» **What the task requires**
Your output is the lines from the first one to the one containing "9.2, 9.1, 9.3]", repeated exactly, with images left out.

- - -

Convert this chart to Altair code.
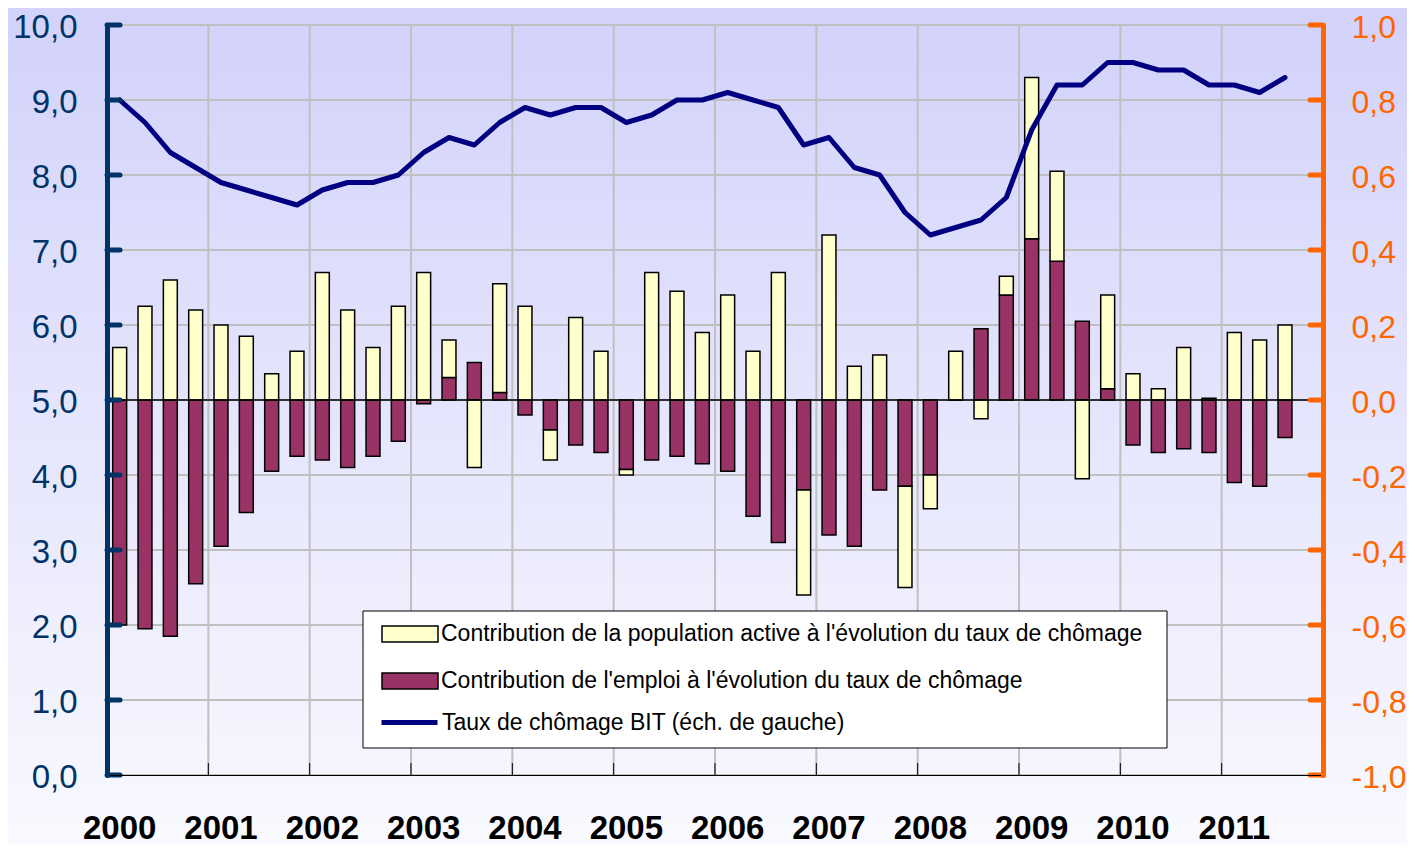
import altair as alt
import pandas as pd

# ---------------- data ----------------
years = list(range(2000, 2012))
quarter_slots = [f"{y}-T{q}" for y in years for q in (1, 2, 3, 4)]  # 48 slots (last one empty)
quarters = quarter_slots[:47]
year_starts = [f"{y}-T1" for y in years]

taux = [9.0, 8.7, 8.3, 8.1,
        7.9, 7.8, 7.7, 7.6,
        7.8, 7.9, 7.9, 8.0,
        8.3, 8.5, 8.4, 8.7,
        8.9, 8.8, 8.9, 8.9,
        8.7, 8.8, 9.0, 9.0,
        9.1, 9.0, 8.9, 8.4,
        8.5, 8.1, 8.0, 7.5,
        7.2, 7.3, 7.4, 7.7,
        8.6, 9.2, 9.2, 9.5,
        9.5, 9.4, 9.4, 9.2,
        9.2, 9.1, 9.3]

emploi = [-0.60, -0.61, -0.63, -0.49,
          -0.39, -0.30, -0.19, -0.15,
          -0.16, -0.18, -0.15, -0.11,
          -0.01, 0.06, 0.10, 0.02,
          -0.04, -0.08, -0.12, -0.14,
          -0.185, -0.16, -0.15, -0.17,
          -0.19, -0.31, -0.38, -0.24,
          -0.36, -0.39, -0.24, -0.23,
          -0.20, 0.00, 0.19, 0.28,
          0.43, 0.37, 0.21, 0.03,
          -0.12, -0.14, -0.13, -0.14,
          -0.22, -0.23, -0.10]

pop = [0.14, 0.25, 0.32, 0.24,
       0.20, 0.17, 0.07, 0.13,
       0.34, 0.24, 0.14, 0.25,
       0.34, 0.10, -0.18, 0.29,
       0.25, -0.08, 0.22, 0.13,
       -0.015, 0.34, 0.29, 0.18,
       0.28, 0.13, 0.34, -0.28,
       0.44, 0.09, 0.12, -0.27,
       -0.09, 0.13, -0.05, 0.05,
       0.43, 0.24, -0.21, 0.25,
       0.07, 0.03, 0.14, 0.005,
       0.18, 0.16, 0.20]

left_ticks = [0, 1, 2, 3, 4, 5, 6, 7, 8, 9, 10]
right_ticks = [-1.0, -0.8, -0.6, -0.4, -0.2, 0.0, 0.2, 0.4, 0.6, 0.8, 1.0]

LAB_POP = "Contribution de la population active à l'évolution du taux de chômage"
LAB_EMP = "Contribution de l'emploi à l'évolution du taux de chômage"
LAB_TAUX = "Taux de chômage BIT (éch. de gauche)"

# ---------------- layout / style ----------------
W, H = 1216, 750
PAD = {"left": 99, "right": 84, "top": 17, "bottom": 69}
ARIAL = "Liberation Sans, Arial, sans-serif"
NAVY_AX = "#003366"
ORANGE = "#FF6600"
GRID = "#C0C0C0"

df_bars = pd.DataFrame({
    "q": quarters * 2,
    "serie": [LAB_EMP] * len(quarters) + [LAB_POP] * len(quarters),
    "val": emploi + pop,
    "ordre": [0] * len(quarters) + [1] * len(quarters),
})
df_line = pd.DataFrame({"q": quarters, "taux": taux, "serie": [LAB_TAUX] * len(quarters)})
df_left = pd.DataFrame({"v": left_ticks})
df_right = pd.DataFrame({"v": right_ticks})
df_years = pd.DataFrame({"q": year_starts[1:]})
df_zero = pd.DataFrame({"z": [0.0]})
df_one = pd.DataFrame({"a": [0]})

x_scale = alt.Scale(domain=quarter_slots, paddingInner=0, paddingOuter=0)
y_left = alt.Scale(domain=[0, 10], nice=False, zero=False)
y_right = alt.Scale(domain=[-1, 1], nice=False, zero=False)
fill_scale = alt.Scale(domain=[LAB_POP, LAB_EMP], range=["#FFFFCC", "#993366"])
stroke_scale = alt.Scale(domain=[LAB_TAUX], range=["#000080"])

RECT = "M-1,-0.2857L1,-0.2857L1,0.2857L-1,0.2857Z"
legend_bars = alt.Legend(
    title=None, orient="none", legendX=274, legendY=580, direction="vertical",
    padding=0, rowPadding=6, labelOffset=2,
    labelFont=ARIAL, labelFontSize=23, labelColor="black", labelLimit=900,
    symbolType=RECT, symbolSize=3136, symbolStrokeColor="black", symbolStrokeWidth=1.5,
    zindex=1,
)
legend_line = alt.Legend(
    title=None, orient="none", legendX=272, legendY=667, direction="vertical",
    padding=0, labelOffset=2,
    labelFont=ARIAL, labelFontSize=23, labelColor="black", labelLimit=900,
    symbolType="stroke", symbolSize=3136, symbolStrokeWidth=5,
    zindex=1,
)

x_axis = alt.Axis(values=year_starts, labelExpr="substring(datum.value, 0, 4)",
                  grid=False, ticks=False, tickSize=0, domain=True, domainColor="black",
                  domainWidth=1, labelFont=ARIAL, labelFontSize=33, labelFontWeight="bold",
                  labelColor="black", labelPadding=63, labelBaseline="alphabetic",
                  labelAngle=0, title=None, zindex=1)

left_axis = alt.Axis(orient="left", values=left_ticks,
                     labelExpr="replace(format(datum.value, '.1f'), '.', ',')",
                     grid=False, ticks=False, tickSize=0, domainColor=NAVY_AX, domainWidth=5,
                     domainCap="round", labelFont=ARIAL, labelFontSize=33, labelOffset=2,
                     labelColor=NAVY_AX, labelPadding=30, title=None, zindex=1)

right_axis = alt.Axis(orient="right", values=right_ticks,
                      labelExpr="replace(replace(format(datum.value, '.1f'), '.', ','), '\u2212', '-')",
                      grid=False, ticks=False, tickSize=0, domainColor=ORANGE, domainWidth=5,
                      domainCap="round", labelFont=ARIAL, labelFontSize=32, labelOffset=2,
                      labelColor=ORANGE, labelPadding=28, title=None, zindex=1)


def X(**kw):
    return alt.X("q:N", scale=x_scale, axis=x_axis, **kw)


# ---------------- layers ----------------
grad = alt.LinearGradient(gradient="linear",
                          stops=[alt.GradientStop(color="#D2D2FB", offset=0),
                                 alt.GradientStop(color="#F9F9FF", offset=1)],
                          x1=0, x2=0, y1=0, y2=1)
bg = alt.Chart(df_one).mark_rect(fill=grad).encode(
    x=alt.value(-PAD["left"]), x2=alt.value(W + PAD["right"]),
    y=alt.value(-PAD["top"]), y2=alt.value(H + PAD["bottom"]))

vgrid = alt.Chart(df_years).mark_rule(color=GRID, strokeWidth=2).encode(
    x=X(bandPosition=0), y=alt.value(0), y2=alt.value(H))

hgrid = alt.Chart(df_left).mark_rule(color=GRID, strokeWidth=2).encode(
    y=alt.Y("v:Q", scale=y_left, axis=None),
    x=alt.value(0), x2=alt.value(W))

bars = alt.Chart(df_bars).mark_bar(stroke="black", strokeWidth=1.5,
                                   width=alt.RelativeBandSize(0.55)).encode(
    x=X(),
    y=alt.Y("val:Q", stack="zero", scale=y_right, axis=right_axis),
    fill=alt.Fill("serie:N", scale=fill_scale, legend=legend_bars),
    order=alt.Order("ordre:Q"),
)
zero = alt.Chart(df_zero).mark_rule(color="black", strokeWidth=1.5).encode(
    y=alt.Y("z:Q", scale=y_right, axis=right_axis))
rticks = alt.Chart(df_right).mark_rule(color=ORANGE, strokeWidth=5, strokeCap="round").encode(
    y=alt.Y("v:Q", scale=y_right, axis=right_axis),
    x=alt.value(W - 13), x2=alt.value(W))
right_group = alt.layer(bars, zero, rticks)

line = alt.Chart(df_line).mark_line(strokeWidth=5, strokeJoin="round", strokeCap="round").encode(
    x=X(),
    y=alt.Y("taux:Q", scale=y_left, axis=left_axis),
    stroke=alt.Stroke("serie:N", scale=stroke_scale, legend=legend_line),
)
lticks = alt.Chart(df_left).mark_rule(color=NAVY_AX, strokeWidth=5, strokeCap="round").encode(
    y=alt.Y("v:Q", scale=y_left, axis=left_axis),
    x=alt.value(0), x2=alt.value(13))
left_group = alt.layer(line, lticks)

xticks = alt.Chart(df_years).mark_rule(color="black", strokeWidth=1).encode(
    x=X(bandPosition=0), y=alt.value(H - 12), y2=alt.value(H))

legend_box = alt.Chart(df_one).mark_rect(fill="white", stroke="black", strokeWidth=1).encode(
    x=alt.value(256), x2=alt.value(1060), y=alt.value(586), y2=alt.value(723))

chart = alt.layer(bg, vgrid, hgrid, right_group, left_group, xticks, legend_box).resolve_scale(
    y="independent"
).properties(
    width=W, height=H, padding=PAD,
    autosize=alt.AutoSizeParams(type="none"),
    background="#E6E6FD",
).configure_view(strokeWidth=0)

chart.save("out.html", embed_options={"renderer": "svg", "actions": False})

- - -

» **Complete answer**
Convert this chart to Altair code.
import altair as alt
import pandas as pd

# ---------------- data ----------------
years = list(range(2000, 2012))
quarter_slots = [f"{y}-T{q}" for y in years for q in (1, 2, 3, 4)]  # 48 slots (last one empty)
quarters = quarter_slots[:47]
year_starts = [f"{y}-T1" for y in years]

taux = [9.0, 8.7, 8.3, 8.1,
        7.9, 7.8, 7.7, 7.6,
        7.8, 7.9, 7.9, 8.0,
        8.3, 8.5, 8.4, 8.7,
        8.9, 8.8, 8.9, 8.9,
        8.7, 8.8, 9.0, 9.0,
        9.1, 9.0, 8.9, 8.4,
        8.5, 8.1, 8.0, 7.5,
        7.2, 7.3, 7.4, 7.7,
        8.6, 9.2, 9.2, 9.5,
        9.5, 9.4, 9.4, 9.2,
        9.2, 9.1, 9.3]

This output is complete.